Reviving Roosevelt’s Federal Writers Project could uncover a new Steinbeck, and put journalists to work chronicling the new Depression

LAST UPDATED 12:00 AM, DECEMBER 11, 2008

As President-elect Barack Obama moves nimbly towards enacting a massive FDR-style public works programme to provide employment, stimulate demand and build for the future - surely an uncontroversial and sensible reaction to economic drama that Britain, too, might benefit from – here's another New Deal idea that could be resurrected: put unemployed newspaper reporters, photographers, editors, critics and others to government-sponsored work in the service of history and culture.

The idea has been raised by Mark I Pinsky, writing for the New Republic. He argues that with thousands of media-folk already out of work and thousands more to come with the troubles at the New York Times, the Chicago Tribune and many other newspapers, a revival of the Depression-era Federal Writers Project (FWP) has appeal.

The original programme, which operated between 1935-1939, not only offered employment to nearly 7,000 but gave some of the best writers of the 20th Century an entry to their craft or at least a leg-up, among them Conrad Aiken, Saul Bellow, John Cheever, John Steinbeck and Studs Terkel.

Roosevelt saw no distinction between car workers, bankers or writers

Under the direction of Henry Alsberg, a journalist and theatre director, writers were sent out to produce field guides to all 48 states, and interview and photograph 2,300 former African-American Slaves.

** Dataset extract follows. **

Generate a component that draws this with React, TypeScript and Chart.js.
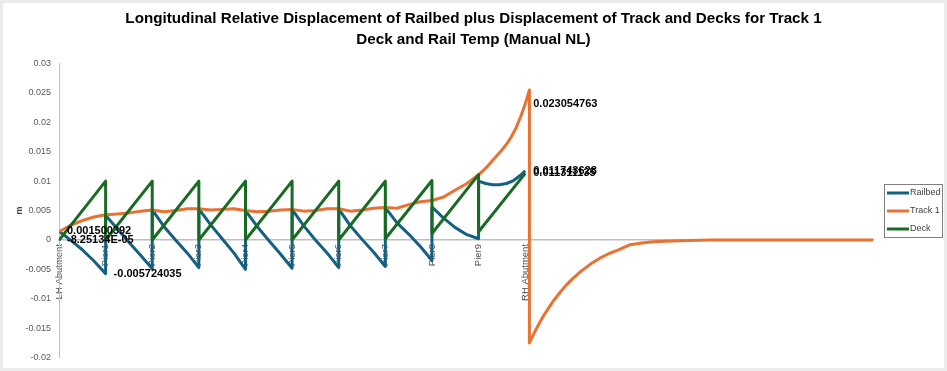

They documented the lives of factory workers, sharecroppers, woodsmen - almost anyone they came across.

Roosevelt, whose response to the Depression was for government to adopt "...an activist role in the economy and society", saw no distinction between government programmes to aid car workers, restore the banking system or establish projects for writers, musicians and actors. "Why not?" was his response. "They are human beings. They have to live."

In the US, it's an idea that's gaining traction - or at least circulation. And with British newspapers in trouble too - more journalists have been laid off at the Daily Telegraph this month - perhaps Brown and Mandelson should be thinking along similar

Between 1935-1939 the FWP offered employment to nearly 7,000 writers, including John Steinbeck

lines.

In his New Republic piece, Pinsky considers that a new Federal Writers Project could begin by "documenting the ground-level impact of the Great Recession; chronicling the transition to a green economy; or capturing the experiences of the thousands of immigrants who are changing the American complexion. Like the original FWP, the new version would focus in particular on those segments of society largely ignored by commercial and even public media."

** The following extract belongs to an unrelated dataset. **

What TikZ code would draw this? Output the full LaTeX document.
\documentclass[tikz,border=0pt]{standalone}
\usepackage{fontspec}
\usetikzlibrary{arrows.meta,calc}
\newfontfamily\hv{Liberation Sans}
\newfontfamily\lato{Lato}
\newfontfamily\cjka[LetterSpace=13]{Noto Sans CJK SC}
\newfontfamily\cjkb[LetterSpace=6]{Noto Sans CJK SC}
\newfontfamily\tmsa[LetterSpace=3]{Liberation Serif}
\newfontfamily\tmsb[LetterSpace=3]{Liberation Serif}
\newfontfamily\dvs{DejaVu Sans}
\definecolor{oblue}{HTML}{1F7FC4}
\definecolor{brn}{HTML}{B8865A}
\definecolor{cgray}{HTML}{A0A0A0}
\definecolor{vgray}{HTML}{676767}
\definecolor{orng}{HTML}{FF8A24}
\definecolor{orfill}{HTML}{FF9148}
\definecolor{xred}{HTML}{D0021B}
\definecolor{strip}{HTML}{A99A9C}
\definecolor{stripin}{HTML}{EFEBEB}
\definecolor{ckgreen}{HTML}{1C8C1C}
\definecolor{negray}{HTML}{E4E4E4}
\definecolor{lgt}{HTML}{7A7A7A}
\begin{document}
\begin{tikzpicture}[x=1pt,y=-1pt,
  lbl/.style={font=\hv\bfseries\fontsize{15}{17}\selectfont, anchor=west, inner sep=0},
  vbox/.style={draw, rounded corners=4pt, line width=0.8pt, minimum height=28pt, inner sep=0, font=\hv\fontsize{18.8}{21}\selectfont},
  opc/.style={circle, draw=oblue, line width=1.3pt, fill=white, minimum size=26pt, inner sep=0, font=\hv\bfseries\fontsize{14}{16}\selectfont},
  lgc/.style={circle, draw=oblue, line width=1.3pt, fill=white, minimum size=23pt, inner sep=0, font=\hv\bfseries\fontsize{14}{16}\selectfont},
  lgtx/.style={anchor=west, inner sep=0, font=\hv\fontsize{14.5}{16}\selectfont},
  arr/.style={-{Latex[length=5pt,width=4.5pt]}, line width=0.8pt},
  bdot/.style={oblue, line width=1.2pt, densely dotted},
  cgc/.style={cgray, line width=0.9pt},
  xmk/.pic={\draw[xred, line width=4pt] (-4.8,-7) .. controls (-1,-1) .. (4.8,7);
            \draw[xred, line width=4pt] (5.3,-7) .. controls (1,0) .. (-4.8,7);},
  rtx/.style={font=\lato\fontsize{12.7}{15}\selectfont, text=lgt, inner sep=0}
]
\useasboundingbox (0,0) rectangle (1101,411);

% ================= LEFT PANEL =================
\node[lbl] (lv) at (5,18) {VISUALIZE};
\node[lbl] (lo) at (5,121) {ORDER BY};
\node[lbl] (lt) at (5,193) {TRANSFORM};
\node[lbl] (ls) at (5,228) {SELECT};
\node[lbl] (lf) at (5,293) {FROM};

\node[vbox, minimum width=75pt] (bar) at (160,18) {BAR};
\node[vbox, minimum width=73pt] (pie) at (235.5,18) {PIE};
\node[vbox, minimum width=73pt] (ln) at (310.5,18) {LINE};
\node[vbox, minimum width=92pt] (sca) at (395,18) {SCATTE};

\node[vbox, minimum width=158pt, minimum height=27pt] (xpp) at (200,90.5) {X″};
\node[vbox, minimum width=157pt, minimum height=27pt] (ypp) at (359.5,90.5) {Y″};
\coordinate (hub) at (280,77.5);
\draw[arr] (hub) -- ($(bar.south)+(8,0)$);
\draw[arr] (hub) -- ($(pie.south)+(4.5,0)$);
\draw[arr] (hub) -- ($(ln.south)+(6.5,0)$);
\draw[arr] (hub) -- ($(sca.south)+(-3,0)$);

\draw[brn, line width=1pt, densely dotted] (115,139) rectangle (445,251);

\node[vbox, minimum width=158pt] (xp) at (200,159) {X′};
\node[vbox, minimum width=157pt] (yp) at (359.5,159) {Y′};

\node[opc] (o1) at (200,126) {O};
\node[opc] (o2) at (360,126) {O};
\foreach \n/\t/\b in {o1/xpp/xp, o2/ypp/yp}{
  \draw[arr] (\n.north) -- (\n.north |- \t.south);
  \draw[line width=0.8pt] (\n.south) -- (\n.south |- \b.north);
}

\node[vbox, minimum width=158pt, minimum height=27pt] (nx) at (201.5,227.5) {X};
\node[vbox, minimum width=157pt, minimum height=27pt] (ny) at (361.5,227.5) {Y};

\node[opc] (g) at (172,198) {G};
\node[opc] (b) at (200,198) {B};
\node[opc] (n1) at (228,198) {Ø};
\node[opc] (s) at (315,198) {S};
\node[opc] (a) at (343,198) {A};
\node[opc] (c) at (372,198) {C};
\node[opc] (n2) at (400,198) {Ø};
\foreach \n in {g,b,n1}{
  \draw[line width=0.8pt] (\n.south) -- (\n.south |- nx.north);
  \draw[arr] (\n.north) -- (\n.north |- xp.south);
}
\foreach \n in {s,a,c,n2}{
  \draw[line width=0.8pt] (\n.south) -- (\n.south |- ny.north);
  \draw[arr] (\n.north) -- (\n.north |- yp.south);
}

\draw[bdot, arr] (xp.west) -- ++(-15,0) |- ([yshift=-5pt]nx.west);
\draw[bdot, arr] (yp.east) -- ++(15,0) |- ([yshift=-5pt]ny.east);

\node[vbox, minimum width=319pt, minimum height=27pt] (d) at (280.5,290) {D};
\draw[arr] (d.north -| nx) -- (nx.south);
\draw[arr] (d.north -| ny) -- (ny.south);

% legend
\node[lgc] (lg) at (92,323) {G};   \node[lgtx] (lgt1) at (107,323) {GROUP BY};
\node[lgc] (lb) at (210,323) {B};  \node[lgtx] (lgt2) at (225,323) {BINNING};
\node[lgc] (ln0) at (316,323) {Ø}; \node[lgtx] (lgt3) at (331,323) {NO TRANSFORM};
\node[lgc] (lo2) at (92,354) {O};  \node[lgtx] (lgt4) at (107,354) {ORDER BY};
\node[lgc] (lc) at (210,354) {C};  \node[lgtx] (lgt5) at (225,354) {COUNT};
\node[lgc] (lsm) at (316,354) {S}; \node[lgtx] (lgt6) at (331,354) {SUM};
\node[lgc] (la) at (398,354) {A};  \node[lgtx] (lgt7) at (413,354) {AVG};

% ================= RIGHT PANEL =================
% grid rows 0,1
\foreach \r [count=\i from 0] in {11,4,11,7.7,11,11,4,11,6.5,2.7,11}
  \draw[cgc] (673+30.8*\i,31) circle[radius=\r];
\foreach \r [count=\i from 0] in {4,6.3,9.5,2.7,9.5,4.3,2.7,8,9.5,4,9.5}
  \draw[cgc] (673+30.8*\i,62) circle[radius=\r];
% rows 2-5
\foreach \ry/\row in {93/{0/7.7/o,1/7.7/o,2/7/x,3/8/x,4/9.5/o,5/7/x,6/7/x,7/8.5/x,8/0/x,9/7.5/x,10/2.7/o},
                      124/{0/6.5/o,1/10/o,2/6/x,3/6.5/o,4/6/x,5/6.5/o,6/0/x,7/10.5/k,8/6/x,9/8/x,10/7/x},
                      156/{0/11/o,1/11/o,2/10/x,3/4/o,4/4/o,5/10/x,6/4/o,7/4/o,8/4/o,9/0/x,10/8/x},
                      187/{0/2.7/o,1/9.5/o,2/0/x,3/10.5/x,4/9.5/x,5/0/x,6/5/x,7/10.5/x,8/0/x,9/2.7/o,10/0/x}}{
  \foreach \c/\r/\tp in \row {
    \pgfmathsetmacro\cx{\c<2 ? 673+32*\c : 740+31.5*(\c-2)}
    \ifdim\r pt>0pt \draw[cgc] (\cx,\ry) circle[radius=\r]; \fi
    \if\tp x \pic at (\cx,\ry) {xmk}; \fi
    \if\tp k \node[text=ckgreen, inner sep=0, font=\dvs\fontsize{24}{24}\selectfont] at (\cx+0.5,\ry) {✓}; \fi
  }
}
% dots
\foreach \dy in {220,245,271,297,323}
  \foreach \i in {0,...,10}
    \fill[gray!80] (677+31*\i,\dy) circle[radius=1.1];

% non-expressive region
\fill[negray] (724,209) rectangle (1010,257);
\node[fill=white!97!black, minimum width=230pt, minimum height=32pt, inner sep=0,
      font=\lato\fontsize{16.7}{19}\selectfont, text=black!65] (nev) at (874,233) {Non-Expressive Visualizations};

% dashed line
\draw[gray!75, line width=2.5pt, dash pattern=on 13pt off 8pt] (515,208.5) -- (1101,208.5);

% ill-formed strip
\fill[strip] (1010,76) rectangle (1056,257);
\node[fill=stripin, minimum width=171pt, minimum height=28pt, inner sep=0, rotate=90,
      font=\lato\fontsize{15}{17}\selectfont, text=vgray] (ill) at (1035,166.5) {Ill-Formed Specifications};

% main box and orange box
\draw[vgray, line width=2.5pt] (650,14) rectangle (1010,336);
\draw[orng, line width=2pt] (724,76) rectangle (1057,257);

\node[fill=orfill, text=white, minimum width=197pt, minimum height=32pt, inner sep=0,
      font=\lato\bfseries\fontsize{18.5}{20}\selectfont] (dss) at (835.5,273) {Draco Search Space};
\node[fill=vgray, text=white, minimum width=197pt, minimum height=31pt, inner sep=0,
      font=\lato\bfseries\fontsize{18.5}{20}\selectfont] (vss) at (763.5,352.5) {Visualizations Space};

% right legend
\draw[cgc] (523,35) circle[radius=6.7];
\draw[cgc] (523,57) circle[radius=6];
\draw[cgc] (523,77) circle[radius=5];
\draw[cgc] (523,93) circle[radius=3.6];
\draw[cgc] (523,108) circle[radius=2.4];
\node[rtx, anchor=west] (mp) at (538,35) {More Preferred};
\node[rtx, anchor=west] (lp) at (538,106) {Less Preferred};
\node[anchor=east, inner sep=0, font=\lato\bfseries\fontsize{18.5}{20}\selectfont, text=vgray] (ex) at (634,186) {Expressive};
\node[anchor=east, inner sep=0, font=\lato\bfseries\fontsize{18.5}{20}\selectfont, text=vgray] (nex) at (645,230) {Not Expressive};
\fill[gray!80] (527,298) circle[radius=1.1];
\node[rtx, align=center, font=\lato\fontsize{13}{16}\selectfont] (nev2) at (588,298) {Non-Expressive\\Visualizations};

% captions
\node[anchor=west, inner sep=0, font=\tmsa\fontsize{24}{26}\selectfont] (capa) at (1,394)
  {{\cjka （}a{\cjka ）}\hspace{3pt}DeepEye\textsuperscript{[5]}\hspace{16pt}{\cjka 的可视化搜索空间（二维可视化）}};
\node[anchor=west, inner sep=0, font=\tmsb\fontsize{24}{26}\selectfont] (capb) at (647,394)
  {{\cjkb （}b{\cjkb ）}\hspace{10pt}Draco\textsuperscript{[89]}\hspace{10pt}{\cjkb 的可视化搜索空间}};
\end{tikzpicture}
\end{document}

But Pinsky is realistic, acknowledging that government intervention to support the failing newspaper and magazine industries in this way is problematic. Print publishing may simply be doomed, and the media may not overall be able to support as many jobs in the future as it has in the past. But a government-sponsored writers' programme could offer "young journalists a way to get started, or displaced media workers a way to transition to new occupations... It might help - and serve the nation in the process." 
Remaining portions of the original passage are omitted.